**REQUIRED WORK:** Repeat all the material exactly; pictures stay out of your copy.

_ _ _ _ _

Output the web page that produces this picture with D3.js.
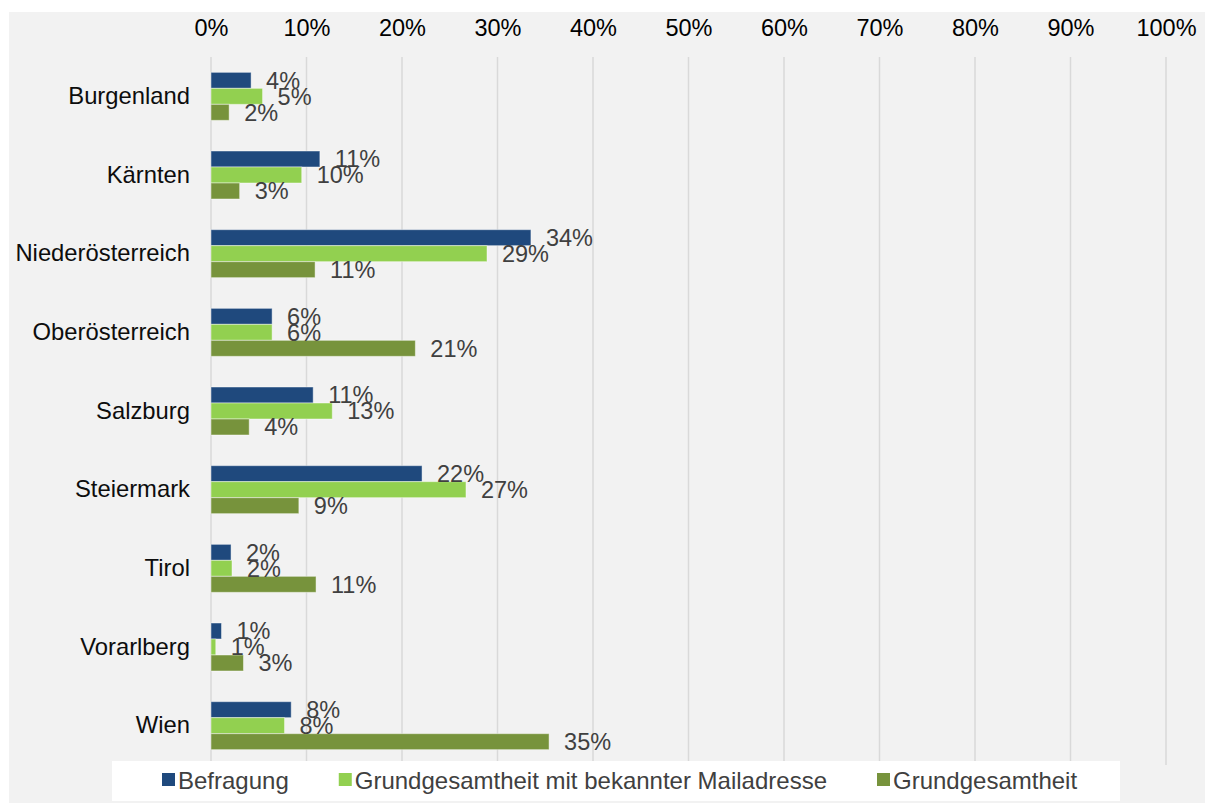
<!DOCTYPE html>
<html>
<head>
<meta charset="utf-8">
<script src="https://cdn.jsdelivr.net/npm/d3@7"></script>
<style>
  body { margin: 0; background: #fff; }
  text { font-family: "Liberation Sans", Arial, sans-serif; }
</style>
</head>
<body>
<div id="chart"></div>
<script>
// categories and series (share of total, in %)
let regions = ["Burgenland", "Kärnten", "Niederösterreich", "Oberösterreich", "Salzburg",
               "Steiermark", "Tirol", "Vorarlberg", "Wien"];
let seriesNames = ["Befragung", "Grundgesamtheit mit bekannter Mailadresse", "Grundgesamtheit"];
let befragung = [4.2, 11.4, 33.5, 6.4, 10.7, 22.1, 2.1, 1.1, 8.4];
let mitMail = [5.4, 9.5, 28.9, 6.4, 12.7, 26.7, 2.2, 0.5, 7.7];
let gesamt = [1.9, 3.0, 10.9, 21.4, 4.0, 9.2, 11.0, 3.4, 35.4];
let tickValues = [0, 10, 20, 30, 40, 50, 60, 70, 80, 90, 100];
let colors = ["#1f497d", "#92d050", "#77933c"];

let svgWidth = 1205;
let svgHeight = 803;

let margin = { top: 57, right: 39, bottom: 38, left: 211 };
let width = svgWidth - margin.left - margin.right;
let height = svgHeight - margin.top - margin.bottom;

let svg = d3.select("#chart")
    .append("svg")
    .attr("width", svgWidth)
    .attr("height", svgHeight);

// grey chart background
svg.append("rect")
    .attr("x", 9)
    .attr("y", 12)
    .attr("width", svgWidth - 9)
    .attr("height", svgHeight - 12)
    .attr("fill", "#f2f2f2");

let chartGroup = svg.append("g")
    .attr("transform", `translate(${margin.left}, ${margin.top})`);

let data = regions.map((r, i) => ({
    region: r,
    values: [befragung[i], mitMail[i], gesamt[i]]
}));

let xScale = d3.scaleLinear()
    .domain([0, 100])
    .range([0, width]);

let yScale = d3.scaleBand()
    .domain(regions)
    .range([0, height])
    .paddingInner(0.39)
    .paddingOuter(0.195);

let ySub = d3.scaleBand()
    .domain([0, 1, 2])
    .range([0, yScale.bandwidth()]);

// gridlines
chartGroup.selectAll(".grid")
    .data(tickValues)
    .enter()
    .append("line")
    .attr("x1", d => xScale(d))
    .attr("x2", d => xScale(d))
    .attr("y1", 0)
    .attr("y2", height)
    .attr("stroke", "#d9d9d9")
    .attr("stroke-width", 1.5);

// top axis labels
let topAxis = d3.axisTop(xScale)
    .tickValues(tickValues)
    .tickSize(0)
    .tickPadding(0)
    .tickFormat(d => d + "%");

chartGroup.append("g")
    .attr("transform", `translate(0, -29)`)
    .call(topAxis)
    .call(g => g.select(".domain").remove())
    .selectAll("text")
    .attr("font-size", "23.5px")
    .attr("font-family", "Liberation Sans, Arial, sans-serif")
    .attr("fill", "#000")
    .attr("dy", "0.35em");

// category labels
let leftAxis = d3.axisLeft(yScale)
    .tickSize(0)
    .tickPadding(21);

chartGroup.append("g")
    .call(leftAxis)
    .call(g => g.select(".domain").remove())
    .selectAll("text")
    .attr("font-size", "23.8px")
    .attr("font-family", "Liberation Sans, Arial, sans-serif")
    .attr("fill", "#0d0d0d");

let groups = chartGroup.selectAll(".region")
    .data(data)
    .enter()
    .append("g")
    .attr("transform", d => `translate(0, ${yScale(d.region)})`);

groups.selectAll("rect")
    .data(d => d.values)
    .enter()
    .append("rect")
    .attr("x", 0)
    .attr("y", (d, i) => ySub(i))
    .attr("width", d => xScale(d))
    .attr("height", ySub.bandwidth())
    .attr("fill", (d, i) => colors[i])
    .attr("stroke", "rgba(255,255,255,0.45)")
    .attr("stroke-width", 1);

groups.selectAll(".valueLabel")
    .data(d => d.values)
    .enter()
    .append("text")
    .attr("class", "valueLabel")
    .attr("x", d => xScale(d) + 15)
    .attr("y", (d, i) => ySub(i) + ySub.bandwidth() / 2)
    .attr("dy", "0.36em")
    .attr("font-size", "23.5px")
    .attr("fill", "#404040")
    .text(d => Math.round(d) + "%");

// legend
let legend = svg.append("g");
legend.append("rect")
    .attr("x", 112)
    .attr("y", 761)
    .attr("width", 1008)
    .attr("height", 40)
    .attr("fill", "#fff");

let lx = 162;
seriesNames.forEach(function(name, i) {
    legend.append("rect")
        .attr("x", lx)
        .attr("y", 773)
        .attr("width", 13)
        .attr("height", 13)
        .attr("fill", colors[i]);
    let t = legend.append("text")
        .attr("x", lx + 16)
        .attr("y", 780)
        .attr("dy", "0.36em")
        .attr("font-size", "24px")
        .attr("fill", "#404040")
        .text(name);
    lx += 16 + t.node().getComputedTextLength() + 50;
});
</script>
</body>
</html>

_ _ _ _ _

**PROBLEM SOLUTION:**
Output the web page that produces this picture with D3.js.
<!DOCTYPE html>
<html>
<head>
<meta charset="utf-8">
<script src="https://cdn.jsdelivr.net/npm/d3@7"></script>
<style>
  body { margin: 0; background: #fff; }
  text { font-family: "Liberation Sans", Arial, sans-serif; }
</style>
</head>
<body>
<div id="chart"></div>
<script>
// categories and series (share of total, in %)
let regions = ["Burgenland", "Kärnten", "Niederösterreich", "Oberösterreich", "Salzburg",
               "Steiermark", "Tirol", "Vorarlberg", "Wien"];
let seriesNames = ["Befragung", "Grundgesamtheit mit bekannter Mailadresse", "Grundgesamtheit"];
let befragung = [4.2, 11.4, 33.5, 6.4, 10.7, 22.1, 2.1, 1.1, 8.4];
let mitMail = [5.4, 9.5, 28.9, 6.4, 12.7, 26.7, 2.2, 0.5, 7.7];
let gesamt = [1.9, 3.0, 10.9, 21.4, 4.0, 9.2, 11.0, 3.4, 35.4];
let tickValues = [0, 10, 20, 30, 40, 50, 60, 70, 80, 90, 100];
let colors = ["#1f497d", "#92d050", "#77933c"];

let svgWidth = 1205;
let svgHeight = 803;

let margin = { top: 57, right: 39, bottom: 38, left: 211 };
let width = svgWidth - margin.left - margin.right;
let height = svgHeight - margin.top - margin.bottom;

let svg = d3.select("#chart")
    .append("svg")
    .attr("width", svgWidth)
    .attr("height", svgHeight);

// grey chart background
svg.append("rect")
    .attr("x", 9)
    .attr("y", 12)
    .attr("width", svgWidth - 9)
    .attr("height", svgHeight - 12)
    .attr("fill", "#f2f2f2");

let chartGroup = svg.append("g")
    .attr("transform", `translate(${margin.left}, ${margin.top})`);

let data = regions.map((r, i) => ({
    region: r,
    values: [befragung[i], mitMail[i], gesamt[i]]
}));

let xScale = d3.scaleLinear()
    .domain([0, 100])
    .range([0, width]);

let yScale = d3.scaleBand()
    .domain(regions)
    .range([0, height])
    .paddingInner(0.39)
    .paddingOuter(0.195);

let ySub = d3.scaleBand()
    .domain([0, 1, 2])
    .range([0, yScale.bandwidth()]);

// gridlines
chartGroup.selectAll(".grid")
    .data(tickValues)
    .enter()
    .append("line")
    .attr("x1", d => xScale(d))
    .attr("x2", d => xScale(d))
    .attr("y1", 0)
    .attr("y2", height)
    .attr("stroke", "#d9d9d9")
    .attr("stroke-width", 1.5);

// top axis labels
let topAxis = d3.axisTop(xScale)
    .tickValues(tickValues)
    .tickSize(0)
    .tickPadding(0)
    .tickFormat(d => d + "%");

chartGroup.append("g")
    .attr("transform", `translate(0, -29)`)
    .call(topAxis)
    .call(g => g.select(".domain").remove())
    .selectAll("text")
    .attr("font-size", "23.5px")
    .attr("font-family", "Liberation Sans, Arial, sans-serif")
    .attr("fill", "#000")
    .attr("dy", "0.35em");

// category labels
let leftAxis = d3.axisLeft(yScale)
    .tickSize(0)
    .tickPadding(21);

chartGroup.append("g")
    .call(leftAxis)
    .call(g => g.select(".domain").remove())
    .selectAll("text")
    .attr("font-size", "23.8px")
    .attr("font-family", "Liberation Sans, Arial, sans-serif")
    .attr("fill", "#0d0d0d");

let groups = chartGroup.selectAll(".region")
    .data(data)
    .enter()
    .append("g")
    .attr("transform", d => `translate(0, ${yScale(d.region)})`);

groups.selectAll("rect")
    .data(d => d.values)
    .enter()
    .append("rect")
    .attr("x", 0)
    .attr("y", (d, i) => ySub(i))
    .attr("width", d => xScale(d))
    .attr("height", ySub.bandwidth())
    .attr("fill", (d, i) => colors[i])
    .attr("stroke", "rgba(255,255,255,0.45)")
    .attr("stroke-width", 1);

groups.selectAll(".valueLabel")
    .data(d => d.values)
    .enter()
    .append("text")
    .attr("class", "valueLabel")
    .attr("x", d => xScale(d) + 15)
    .attr("y", (d, i) => ySub(i) + ySub.bandwidth() / 2)
    .attr("dy", "0.36em")
    .attr("font-size", "23.5px")
    .attr("fill", "#404040")
    .text(d => Math.round(d) + "%");

// legend
let legend = svg.append("g");
legend.append("rect")
    .attr("x", 112)
    .attr("y", 761)
    .attr("width", 1008)
    .attr("height", 40)
    .attr("fill", "#fff");

let lx = 162;
seriesNames.forEach(function(name, i) {
    legend.append("rect")
        .attr("x", lx)
        .attr("y", 773)
        .attr("width", 13)
        .attr("height", 13)
        .attr("fill", colors[i]);
    let t = legend.append("text")
        .attr("x", lx + 16)
        .attr("y", 780)
        .attr("dy", "0.36em")
        .attr("font-size", "24px")
        .attr("fill", "#404040")
        .text(name);
    lx += 16 + t.node().getComputedTextLength() + 50;
});
</script>
</body>
</html>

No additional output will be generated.